Acts 12:24 -- 13:5
Psalm 67:2-3, 5, 6, 8
It is possible, because of the structure of the book of Acts, to seriously misunderstand St. Paul. We read about his conversion, and then, a few chapters later, we read about how he is chosen to go on a mission to preach to the whole world. Of course, St. Paul had studied Jewish law for years before his conversion, but he was still not ready. The events of today’s reading happened thirteen years after St. Paul’s conversion. Rome wasn’t built in a day, and neither was St. Paul.
We know some of what happened during those thirteen years, but they are mostly a mystery. St. Paul was a Christian for 33 years before he died, and he only preached the Gospel for the last twenty. The life of St. Paul should teach us two very important lessons. First, preparation is extremely important. When someone first has a conversion, they are usually very excited to preach the Gospel. They should not. Much damage has been done in the Church by people who begin preaching too soon after their conversion.

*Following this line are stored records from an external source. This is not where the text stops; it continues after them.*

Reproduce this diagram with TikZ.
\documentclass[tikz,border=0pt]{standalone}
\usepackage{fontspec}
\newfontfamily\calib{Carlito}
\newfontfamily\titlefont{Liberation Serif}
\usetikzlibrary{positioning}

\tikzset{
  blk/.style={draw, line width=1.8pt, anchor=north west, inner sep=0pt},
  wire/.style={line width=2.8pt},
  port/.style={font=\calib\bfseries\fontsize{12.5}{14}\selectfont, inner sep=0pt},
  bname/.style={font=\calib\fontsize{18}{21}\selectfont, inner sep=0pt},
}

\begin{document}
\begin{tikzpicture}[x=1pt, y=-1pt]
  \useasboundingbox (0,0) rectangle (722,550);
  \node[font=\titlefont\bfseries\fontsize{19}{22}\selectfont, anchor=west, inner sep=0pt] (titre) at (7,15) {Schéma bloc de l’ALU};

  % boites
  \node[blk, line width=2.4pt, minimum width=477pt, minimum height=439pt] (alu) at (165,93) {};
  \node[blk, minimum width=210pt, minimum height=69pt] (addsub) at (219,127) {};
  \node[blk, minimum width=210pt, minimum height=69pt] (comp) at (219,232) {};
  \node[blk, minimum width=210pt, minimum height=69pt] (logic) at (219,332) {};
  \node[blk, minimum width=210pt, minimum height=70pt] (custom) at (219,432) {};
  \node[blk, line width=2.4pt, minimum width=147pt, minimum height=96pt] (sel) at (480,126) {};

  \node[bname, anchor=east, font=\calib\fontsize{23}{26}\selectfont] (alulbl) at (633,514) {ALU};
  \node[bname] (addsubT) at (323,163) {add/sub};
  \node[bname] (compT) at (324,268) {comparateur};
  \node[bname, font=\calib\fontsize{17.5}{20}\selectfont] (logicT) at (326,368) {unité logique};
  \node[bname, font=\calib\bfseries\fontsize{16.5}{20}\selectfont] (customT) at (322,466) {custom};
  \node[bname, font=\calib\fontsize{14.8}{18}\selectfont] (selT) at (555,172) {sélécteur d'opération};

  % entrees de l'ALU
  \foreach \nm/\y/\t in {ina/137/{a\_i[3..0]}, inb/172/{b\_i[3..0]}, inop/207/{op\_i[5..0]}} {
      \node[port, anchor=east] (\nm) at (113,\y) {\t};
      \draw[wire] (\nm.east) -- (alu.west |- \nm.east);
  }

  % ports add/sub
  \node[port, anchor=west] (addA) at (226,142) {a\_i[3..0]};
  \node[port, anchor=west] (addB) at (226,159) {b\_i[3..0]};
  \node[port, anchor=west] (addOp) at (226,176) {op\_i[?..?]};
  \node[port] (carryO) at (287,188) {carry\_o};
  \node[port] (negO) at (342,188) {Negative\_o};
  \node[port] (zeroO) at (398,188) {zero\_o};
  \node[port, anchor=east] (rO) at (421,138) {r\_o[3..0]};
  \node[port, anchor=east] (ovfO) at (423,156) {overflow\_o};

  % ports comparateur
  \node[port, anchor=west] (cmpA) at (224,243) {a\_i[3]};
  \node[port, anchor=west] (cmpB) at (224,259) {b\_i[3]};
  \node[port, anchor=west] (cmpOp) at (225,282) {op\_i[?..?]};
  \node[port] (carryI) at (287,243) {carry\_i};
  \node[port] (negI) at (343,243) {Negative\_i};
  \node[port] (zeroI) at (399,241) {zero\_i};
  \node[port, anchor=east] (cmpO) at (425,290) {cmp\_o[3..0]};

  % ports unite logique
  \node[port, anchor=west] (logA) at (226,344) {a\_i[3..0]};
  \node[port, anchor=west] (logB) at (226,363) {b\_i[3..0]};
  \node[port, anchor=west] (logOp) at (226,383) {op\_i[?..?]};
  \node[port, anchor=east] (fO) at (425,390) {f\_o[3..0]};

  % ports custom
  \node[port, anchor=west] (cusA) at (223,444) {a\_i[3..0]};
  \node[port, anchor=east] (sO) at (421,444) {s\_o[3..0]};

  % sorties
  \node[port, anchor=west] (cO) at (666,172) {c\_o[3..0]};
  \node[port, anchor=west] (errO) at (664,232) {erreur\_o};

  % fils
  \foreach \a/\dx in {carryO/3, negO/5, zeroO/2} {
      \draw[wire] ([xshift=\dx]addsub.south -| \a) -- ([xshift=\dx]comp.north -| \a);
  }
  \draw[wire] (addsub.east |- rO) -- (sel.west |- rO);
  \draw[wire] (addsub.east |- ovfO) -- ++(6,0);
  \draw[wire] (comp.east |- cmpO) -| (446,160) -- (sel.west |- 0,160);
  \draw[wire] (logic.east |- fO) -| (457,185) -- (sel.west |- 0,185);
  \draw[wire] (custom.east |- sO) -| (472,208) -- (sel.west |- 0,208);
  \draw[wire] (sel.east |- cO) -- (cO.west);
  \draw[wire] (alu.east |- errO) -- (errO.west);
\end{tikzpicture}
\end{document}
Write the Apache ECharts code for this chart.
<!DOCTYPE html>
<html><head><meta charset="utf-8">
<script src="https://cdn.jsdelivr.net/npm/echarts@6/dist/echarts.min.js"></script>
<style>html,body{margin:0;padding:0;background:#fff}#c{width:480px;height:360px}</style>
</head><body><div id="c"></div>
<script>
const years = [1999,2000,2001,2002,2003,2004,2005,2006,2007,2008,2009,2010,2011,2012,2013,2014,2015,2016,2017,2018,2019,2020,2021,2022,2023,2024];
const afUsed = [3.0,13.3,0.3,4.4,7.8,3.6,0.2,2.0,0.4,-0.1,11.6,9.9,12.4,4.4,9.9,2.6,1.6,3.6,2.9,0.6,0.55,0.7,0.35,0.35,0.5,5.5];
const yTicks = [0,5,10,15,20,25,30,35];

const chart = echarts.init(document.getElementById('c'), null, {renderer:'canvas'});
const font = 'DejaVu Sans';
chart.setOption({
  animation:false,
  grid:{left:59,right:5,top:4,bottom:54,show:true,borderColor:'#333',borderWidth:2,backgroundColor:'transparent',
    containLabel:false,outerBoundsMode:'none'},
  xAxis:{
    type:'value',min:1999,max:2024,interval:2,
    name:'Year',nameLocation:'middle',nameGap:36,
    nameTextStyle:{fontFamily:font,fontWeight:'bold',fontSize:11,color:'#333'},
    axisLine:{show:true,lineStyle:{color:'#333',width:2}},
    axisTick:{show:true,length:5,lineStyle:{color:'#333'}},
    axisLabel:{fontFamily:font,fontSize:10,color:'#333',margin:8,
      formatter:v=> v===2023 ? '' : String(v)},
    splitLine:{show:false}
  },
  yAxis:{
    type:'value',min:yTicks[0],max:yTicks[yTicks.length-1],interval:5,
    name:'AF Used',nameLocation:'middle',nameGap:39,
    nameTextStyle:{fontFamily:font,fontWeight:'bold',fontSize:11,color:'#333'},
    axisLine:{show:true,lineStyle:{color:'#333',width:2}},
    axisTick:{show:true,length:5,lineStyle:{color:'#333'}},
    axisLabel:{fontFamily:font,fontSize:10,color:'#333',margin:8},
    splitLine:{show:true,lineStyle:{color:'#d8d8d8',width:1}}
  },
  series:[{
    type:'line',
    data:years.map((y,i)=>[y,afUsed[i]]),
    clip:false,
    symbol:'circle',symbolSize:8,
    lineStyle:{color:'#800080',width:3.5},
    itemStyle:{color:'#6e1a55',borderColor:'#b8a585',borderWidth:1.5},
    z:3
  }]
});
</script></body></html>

Tertullian, an early Christian theologian, is a prime example of this. At age 37 he converted to Christianity. He spent the next 10 years writing some of the most important books that have ever been written in Christian theology. By age 47, he had joined a group of heretics and split off from the Church. When a new convert becomes a teacher too quickly, pride follows. The most important lesson St. Paul learned in those thirteen years was humility. He never could have become the great apostle that he was without superhuman humility.
The second lesson we should learn from St. Paul’s life is how much a person can accomplish in twenty years. When we think of everything St. Paul is remembered for, it all happened within twenty years. It is easy to waste twenty years in front of the television or surfing the internet. Imagine what we could do in the next twenty years if we all stopped wasting time and started working. Some of you are just beginning to walk seriously with Jesus Christ, are just beginning your own thirteen years of preparation. Some of you ought to be out converting the world by now. Imagine what God could accomplish if, starting today, starting right now, we put aside every vestige of selfishness and committed ourselves perfectly, uncompromisingly, to love God and our neighbor.